▸ **Short task**
Print, word for word, the opening line of the data below and every line after it through the line that contains "(root) at (643,350)", but not the pictures.

▸ **Material provided**
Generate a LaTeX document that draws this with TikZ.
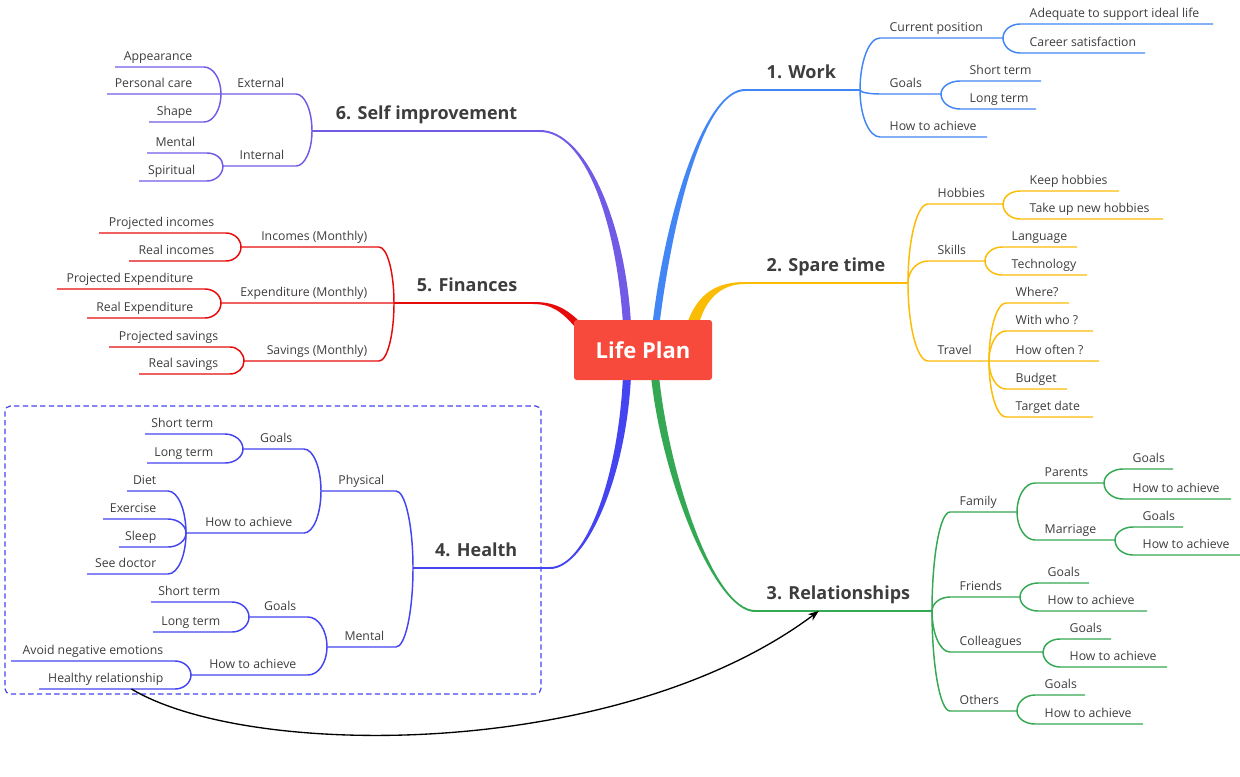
\documentclass[tikz,border=0pt]{standalone}
\usepackage{fontspec}
\setmainfont{Open Sans}
\usetikzlibrary{arrows.meta,calc,backgrounds}
\definecolor{txt}{RGB}{61,61,61}
\definecolor{hubred}{RGB}{248,74,60}
\definecolor{cwork}{RGB}{66,133,244}
\definecolor{cspare}{RGB}{251,188,5}
\definecolor{crel}{RGB}{52,168,83}
\definecolor{chealth}{RGB}{68,68,240}
\definecolor{cfin}{RGB}{230,10,10}
\definecolor{cself}{RGB}{115,90,230}

\begin{document}
\begin{tikzpicture}[x=0.75pt, y=-0.75pt, >=Stealth,
  rlbl/.style={anchor=base west, inner sep=0pt, text=txt, font=\fontsize{9.2}{11}\selectfont},
  llbl/.style={rlbl, anchor=base east},
  topic/.style={inner sep=0pt, text=txt, font=\fontsize{13.5}{16}\selectfont\bfseries},
  hub/.style={fill=hubred, text=white, rounded corners=2pt, minimum width=103.5pt,
    minimum height=45pt, font=\fontsize{16.5}{20}\selectfont\bfseries}]
\useasboundingbox (0,0) rectangle (1240,776);

% central topic
\node[hub] (root) at (643,350) {Life Plan};

% 1. Work
\begin{scope}[draw=cwork, line width=1.1pt]
\coordinate (work-a) at (745,90); \coordinate (work-b) at (860,90);
\node[topic, anchor=base west] (work) at (766,78) {1. Work};
\draw[line width=1.5pt] (work-a) -- (work-b);
\foreach \p/\n/\xa/\xb/\y/\t in {
  work/wcur/880/1003/38/Current position,
  work/wgoal/880/941/94/Goals,
  work/whow/880/987/137/How to achieve,
  wcur/wade/1020/1213/24/Adequate to support ideal life,
  wcur/wsat/1020/1145/53/Career satisfaction,
  wgoal/wshort/960/1041/81/Short term,
  wgoal/wlong/960/1036/109/Long term}{
  \coordinate (\n-a) at (\xa,\y); \coordinate (\n-b) at (\xb,\y);
  \node[rlbl] (\n) at (\xa+9,\y-7) {\t};
  \draw (\p-b) .. controls ($(\p-b)!0.55!(\p-b |- \n-a)$) and ($(\n-a)!0.55!(\p-b |- \n-a)$) .. (\n-a) -- (\n-b);
}
\end{scope}

% 2. Spare time
\begin{scope}[draw=cspare, line width=1.1pt]
\coordinate (spare-a) at (745,283); \coordinate (spare-b) at (908,283);
\node[topic, anchor=base west] (spare) at (766,271) {2. Spare time};
\draw[line width=1.5pt] (spare-a) -- (spare-b);
\foreach \p/\n/\xa/\xb/\y/\t in {
  spare/shob/928/1003/204/Hobbies,
  spare/sski/928/985/261/Skills,
  spare/stra/928/989/361/Travel,
  shob/skeep/1020/1119/191/Keep hobbies,
  shob/snew/1020/1163/219/Take up new hobbies,
  sski/slang/1002/1077/247/Language,
  sski/stech/1002/1087/275/Technology,
  stra/swhere/1006/1069/303/Where?,
  stra/swho/1006/1093/331/With who ?,
  stra/soften/1006/1099/361/How often ?,
  stra/sbudget/1006/1067/389/Budget,
  stra/sdate/1006/1093/417/Target date}{
  \coordinate (\n-a) at (\xa,\y); \coordinate (\n-b) at (\xb,\y);
  \node[rlbl] (\n) at (\xa+9,\y-7) {\t};
  \draw (\p-b) .. controls ($(\p-b)!0.55!(\p-b |- \n-a)$) and ($(\n-a)!0.55!(\p-b |- \n-a)$) .. (\n-a) -- (\n-b);
}
\end{scope}

% 3. Relationships
\begin{scope}[draw=crel, line width=1.1pt]
\coordinate (rel-a) at (755,611); \coordinate (rel-b) at (932,611);
\node[topic, anchor=base west] (rel) at (766,599) {3. Relationships};
\draw[line width=1.5pt] (rel-a) -- (rel-b);
\foreach \p/\n/\xa/\xb/\y/\t in {
  rel/rfam/950/1017/512/Family,
  rel/rfri/950/1020/597/Friends,
  rel/rcol/950/1043/652/Colleagues,
  rel/roth/950/1017/711/Others,
  rfam/rpar/1035/1104/483/Parents,
  rfam/rmar/1035/1115/540/Marriage,
  rpar/rpargoal/1123/1173/469/Goals,
  rpar/rparhow/1123/1231/499/How to achieve,
  rmar/rmargoal/1133/1183/527/Goals,
  rmar/rmarhow/1133/1240/555/How to achieve,
  rfri/rfrigoal/1038/1089/583/Goals,
  rfri/rfrihow/1038/1147/611/How to achieve,
  rcol/rcolgoal/1060/1111/639/Goals,
  rcol/rcolhow/1060/1167/667/How to achieve,
  roth/rothgoal/1035/1085/695/Goals,
  roth/rothhow/1035/1143/724/How to achieve}{
  \coordinate (\n-a) at (\xa,\y); \coordinate (\n-b) at (\xb,\y);
  \node[rlbl] (\n) at (\xa+9,\y-7) {\t};
  \draw (\p-b) .. controls ($(\p-b)!0.55!(\p-b |- \n-a)$) and ($(\n-a)!0.55!(\p-b |- \n-a)$) .. (\n-a) -- (\n-b);
}
\end{scope}

% 4. Health
\begin{scope}[draw=chealth, line width=1.1pt]
\coordinate (health-a) at (413,568); \coordinate (health-b) at (550,568);
\node[topic, anchor=base east] (health) at (518,556) {4. Health};
\draw[line width=1.5pt] (health-a) -- (health-b);
\foreach \p/\n/\xa/\xb/\y/\t in {
  health/hphy/321/396/491/Physical,
  health/hmen/327/396/647/Mental,
  hphy/hpgoal/243/304/449/Goals,
  hphy/hphow/186/304/533/How to achieve,
  hpgoal/hpshort/145/225/434/Short term,
  hpgoal/hplong/147/225/463/Long term,
  hphow/hpdiet/127/168/491/Diet,
  hphow/hpex/103/168/519/Exercise,
  hphow/hpsleep/119/168/547/Sleep,
  hphow/hpdoc/87/168/574/See doctor,
  hmen/hmgoal/249/308/617/Goals,
  hmen/hmhow/191/308/675/How to achieve,
  hmgoal/hmshort/151/232/602/Short term,
  hmgoal/hmlong/153/232/632/Long term,
  hmhow/hmavoid/11/175/661/Avoid negative emotions,
  hmhow/hmrel/39/175/689/Healthy relationship}{
  \coordinate (\n-a) at (\xa,\y); \coordinate (\n-b) at (\xb,\y);
  \node[llbl] (\n) at (\xb-11,\y-7) {\t};
  \draw (\p-a) .. controls ($(\p-a)!0.55!(\p-a |- \n-b)$) and ($(\n-b)!0.55!(\p-a |- \n-b)$) .. (\n-b) -- (\n-a);
}
\draw[line width=0.9pt, dash pattern=on 4pt off 2.5pt, rounded corners=4pt] (5,406) rectangle (541,694);
\end{scope}

% 5. Finances
\begin{scope}[draw=cfin, line width=1.1pt]
\coordinate (fin-a) at (394,303); \coordinate (fin-b) at (533,303);
\node[topic, anchor=base east] (fin) at (518,291) {5. Finances};
\draw[line width=1.5pt] (fin-a) -- (fin-b);
\foreach \p/\n/\xa/\xb/\y/\t in {
  fin/finc/241/379/247/Incomes (Monthly),
  fin/fexp/221/379/303/Expenditure (Monthly),
  fin/fsav/244/379/361/Savings (Monthly),
  finc/fpinc/99/226/233/Projected incomes,
  finc/frinc/129/226/261/Real incomes,
  fexp/fpexp/57/205/289/Projected Expenditure,
  fexp/frexp/87/205/318/Real Expenditure,
  fsav/fpsav/109/230/347/Projected savings,
  fsav/frsav/139/230/374/Real savings}{
  \coordinate (\n-a) at (\xa,\y); \coordinate (\n-b) at (\xb,\y);
  \node[llbl] (\n) at (\xb-11,\y-7) {\t};
  \draw (\p-a) .. controls ($(\p-a)!0.55!(\p-a |- \n-b)$) and ($(\n-b)!0.55!(\p-a |- \n-b)$) .. (\n-b) -- (\n-a);
}
\end{scope}

% 6. Self improvement
\begin{scope}[draw=cself, line width=1.1pt]
\coordinate (self-a) at (312,131); \coordinate (self-b) at (540,131);
\node[topic, anchor=base east] (self) at (518,119) {6. Self improvement};
\draw[line width=1.5pt] (self-a) -- (self-b);
\foreach \p/\n/\xa/\xb/\y/\t in {
  self/iext/221/296/94/External,
  self/iint/223/296/166/Internal,
  iext/iapp/115/204/67/Appearance,
  iext/icare/107/204/94/Personal care,
  iext/ishape/149/204/122/Shape,
  iint/iment/147/207/153/Mental,
  iint/ispir/139/207/181/Spiritual}{
  \coordinate (\n-a) at (\xa,\y); \coordinate (\n-b) at (\xb,\y);
  \node[llbl] (\n) at (\xb-11,\y-7) {\t};
  \draw (\p-a) .. controls ($(\p-a)!0.55!(\p-a |- \n-b)$) and ($(\n-b)!0.55!(\p-a |- \n-b)$) .. (\n-b) -- (\n-a);
}
\end{scope}

% thick tapered links from the central topic
\begin{pgfonlayer}{background}
\fill[cwork] ($(root.north)+(9.5,4)$) .. controls (666,210) and (705,89) .. ($(work-a)+(0,-1)$)
  -- ($(work-a)+(0,1)$) .. controls (705,91) and (674,210) .. ($(root.north)+(16.5,4)$) -- cycle;
\fill[cspare] ($(root.north)+(44,4)$) .. controls (698,292) and (718,282) .. ($(spare-a)+(0,-1)$)
  -- ($(spare-a)+(0,1)$) .. controls (722,284) and (706,298) .. ($(root.north)+(56,4)$) -- cycle;
\fill[crel] ($(root.south)+(8,-4)$) .. controls (662,480) and (715,612) .. ($(rel-a)+(0,1)$)
  -- ($(rel-a)+(0,-1)$) .. controls (715,610) and (670,480) .. ($(root.south)+(16,-4)$) -- cycle;
\fill[chealth] ($(root.south)+(-20,-4)$) .. controls (618,480) and (585,567) .. ($(health-b)+(0,-1)$)
  -- ($(health-b)+(0,1)$) .. controls (585,569) and (626,480) .. ($(root.south)+(-12,-4)$) -- cycle;
\fill[cfin] ($(root.north west)+(10,6)$) .. controls (565,306) and (552,302) .. ($(fin-b)+(0,-1)$)
  -- ($(fin-b)+(0,1)$) .. controls (552,304) and (562,312) .. ($(root.north west)+(2,8)$) -- cycle;
\fill[cself] ($(root.north)+(-20,4)$) .. controls (616,220) and (585,132) .. ($(self-b)+(0,1)$)
  -- ($(self-b)+(0,-1)$) .. controls (585,130) and (625,220) .. ($(root.north)+(-12,4)$) -- cycle;
\end{pgfonlayer}

% link from health to relationships
\coordinate (arr-s) at ($(hmrel-a)!0.68!(hmrel-b)$);
\coordinate (arr-e) at ($(rel-a)!0.36!(rel-b)$);
\draw[->, line width=1pt, >={Stealth[length=8pt,width=6pt]}] (arr-s) .. controls (250,760) and (620,760) .. (arr-e);
\end{tikzpicture}
\end{document}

▸ **Response to this task**
Generate a LaTeX document that draws this with TikZ.
\documentclass[tikz,border=0pt]{standalone}
\usepackage{fontspec}
\setmainfont{Open Sans}
\usetikzlibrary{arrows.meta,calc,backgrounds}
\definecolor{txt}{RGB}{61,61,61}
\definecolor{hubred}{RGB}{248,74,60}
\definecolor{cwork}{RGB}{66,133,244}
\definecolor{cspare}{RGB}{251,188,5}
\definecolor{crel}{RGB}{52,168,83}
\definecolor{chealth}{RGB}{68,68,240}
\definecolor{cfin}{RGB}{230,10,10}
\definecolor{cself}{RGB}{115,90,230}

\begin{document}
\begin{tikzpicture}[x=0.75pt, y=-0.75pt, >=Stealth,
  rlbl/.style={anchor=base west, inner sep=0pt, text=txt, font=\fontsize{9.2}{11}\selectfont},
  llbl/.style={rlbl, anchor=base east},
  topic/.style={inner sep=0pt, text=txt, font=\fontsize{13.5}{16}\selectfont\bfseries},
  hub/.style={fill=hubred, text=white, rounded corners=2pt, minimum width=103.5pt,
    minimum height=45pt, font=\fontsize{16.5}{20}\selectfont\bfseries}]
\useasboundingbox (0,0) rectangle (1240,776);

% central topic
\node[hub] (root) at (643,350) {Life Plan};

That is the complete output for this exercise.